被相続人が生命保険を掛けており、受取人を相続人に指定している場合も多いでしょう。この場合、特定の相続人が死亡保険金を受け取っても法定単純承認にはあたりません。これは被相続人に属する財産ではないため、相続財産には含まれないからです。

ただし、受取人が被相続人となっている保険を相続人が解約して、解約返戻金を受け取った場合は、法定単純承認に該当します。この場合は相続財産を処分したとみなされますので、注意しましょう。

 

3.クレジットカードや携帯を解約しても大丈夫?

クレジットカードや携帯電話の解約は法定単純承認とみなされる行為ではありません。これらは相続財産からの出費を抑えるための行為であって、相続財産の処分行為であるとはみなされないからです。

 

4.単純承認した後に借金があることがわかった場合は?

プラスの財産の方が明らかに多いと思ったから単純承認にしたのに、後になって借金があることが発覚したので相続放棄に変更したいという場合もあるでしょう。
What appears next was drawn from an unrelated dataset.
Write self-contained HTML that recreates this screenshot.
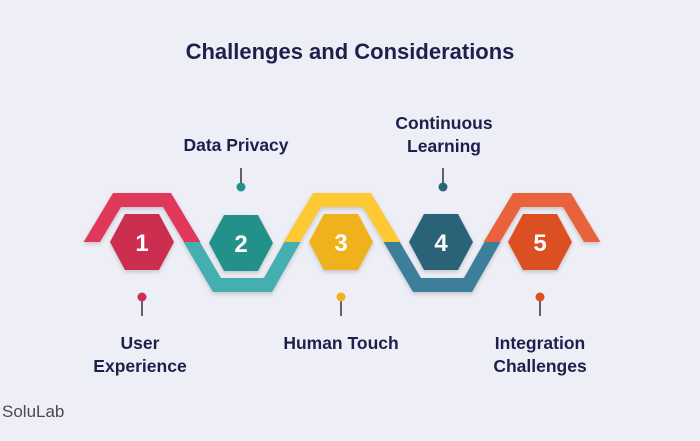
<!DOCTYPE html>
<html><head><meta charset="utf-8"><style>
html,body{margin:0;padding:0;background:#eeeef6;}
svg{display:block;font-family:"Liberation Sans",sans-serif;}
</style></head><body>
<svg width="700" height="441" viewBox="0 0 700 441">
<rect width="700" height="441" fill="#eeeef6"/>
<defs>
<clipPath id="top"><rect x="0" y="0" width="700" height="242"/></clipPath>
<clipPath id="bot"><rect x="0" y="242" width="700" height="200"/></clipPath>
<filter id="sh" x="-20%" y="-20%" width="140%" height="140%"><feDropShadow dx="0" dy="2" stdDeviation="2" flood-opacity="0.18"/></filter>
</defs>
<text x="350" y="59" text-anchor="middle" font-size="22" font-weight="bold" fill="#1e1f4b">Challenges and Considerations</text>
<g fill="none" stroke-width="14" stroke-linejoin="miter" filter="url(#sh)">
<path clip-path="url(#top)" d="M87,250 L117,200 L167,200 L197,250" stroke="#e0385a"/>
<path clip-path="url(#bot)" d="M187,234 L217,285 L268,285 L297,234" stroke="#45aeae"/>
<path clip-path="url(#top)" d="M287,250 L317,200 L367,200 L397,250" stroke="#fdc830"/>
<path clip-path="url(#bot)" d="M387,234 L417,285 L468,285 L497,234" stroke="#3d7f9a"/>
<path clip-path="url(#top)" d="M487,250 L517,200 L567,200 L597,250" stroke="#e8643a"/>
</g>
<g filter="url(#sh)">
<polygon points="110,242 125,214 159,214 174,242 159,270 125,270" fill="#cc2e50"/>
<polygon points="209,243 224,215 258,215 273,243 258,271 224,271" fill="#23918a"/>
<polygon points="309,242 324,214 358,214 373,242 358,270 324,270" fill="#f0b21e"/>
<polygon points="409,242 424,214 458,214 473,242 458,270 424,270" fill="#2b6478"/>
<polygon points="508,242 523,214 557,214 572,242 557,270 523,270" fill="#dc5020"/>
</g>
<g font-size="24" font-weight="bold" fill="#fff" text-anchor="middle">
<text x="142" y="251">1</text><text x="241" y="252">2</text><text x="341" y="251">3</text><text x="441" y="251">4</text><text x="540" y="251">5</text>
</g>
<g stroke="#333" stroke-width="1.5">
<line x1="241" y1="168" x2="241" y2="186"/><line x1="443" y1="168" x2="443" y2="186"/>
<line x1="142" y1="298" x2="142" y2="316"/><line x1="341" y1="298" x2="341" y2="316"/><line x1="540" y1="298" x2="540" y2="316"/>
</g>
<circle cx="241" cy="187" r="4.5" fill="#23918a"/><circle cx="443" cy="187" r="4.5" fill="#2b6478"/>
<circle cx="142" cy="297" r="4.5" fill="#cc2e50"/><circle cx="341" cy="297" r="4.5" fill="#f0b21e"/><circle cx="540" cy="297" r="4.5" fill="#dc5020"/>
<g font-size="17.5" font-weight="bold" fill="#1e1f4b" text-anchor="middle">
<text x="236" y="151">Data Privacy</text>
<text x="444" y="129">Continuous</text><text x="444" y="152">Learning</text>
<text x="140" y="349">User</text><text x="140" y="372">Experience</text>
<text x="341" y="349">Human Touch</text>
<text x="540" y="349">Integration</text><text x="540" y="372">Challenges</text>
</g>
<text x="2" y="417" font-size="17" fill="#4a4a55">SoluLab</text>
</svg>
</body></html>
しかし、残念ながら、単純承認後に相続放棄をすることは原則としてできません。
ただし、上記のような誤信があった場合、相続放棄が認められる可能性もあります。一度専門家に相談してみるとよいでしょう。

 

5.亡くなって3カ月以上経ってから相続を知った場合は?

故人やその近しい人と交流がない場合、被相続人が亡くなってから3か月以上経過してから相続が開始していることを知ることもあるでしょう。特にマイナスの財産が莫大にある場合は驚いて不安になるかもしれません。

しかし、この場合は法定単純承認とはみなされません。限定承認や相続放棄の申し立て期間である熟慮期間とは「相続が開始したことを知ったときから3カ月間」であって、被相続人が亡くなってから3カ月間ではないからです。直ちに全ての財産を相続することにはなりませんのでご安心ください。

 

まとめ

今回は、相続方法の種類、単純承認の手続き方法、単純承認をしたとみなされてしまう場合、単純承認に関するよくある質問などについて解説しました。

相続方法には単純承認・限定承認・相続放棄の3種類の方法があります。後悔しないためにも、被相続人の財産をしっかり調査した上で、どの方法を選択するのが最善か慎重に検討して結論を出しましょう。

どの相続方法を選択すべきかわからない場合や、自分で抜かりなく財産調査をできるか不安だという場合は、専門家に相談してみることをおすすめします。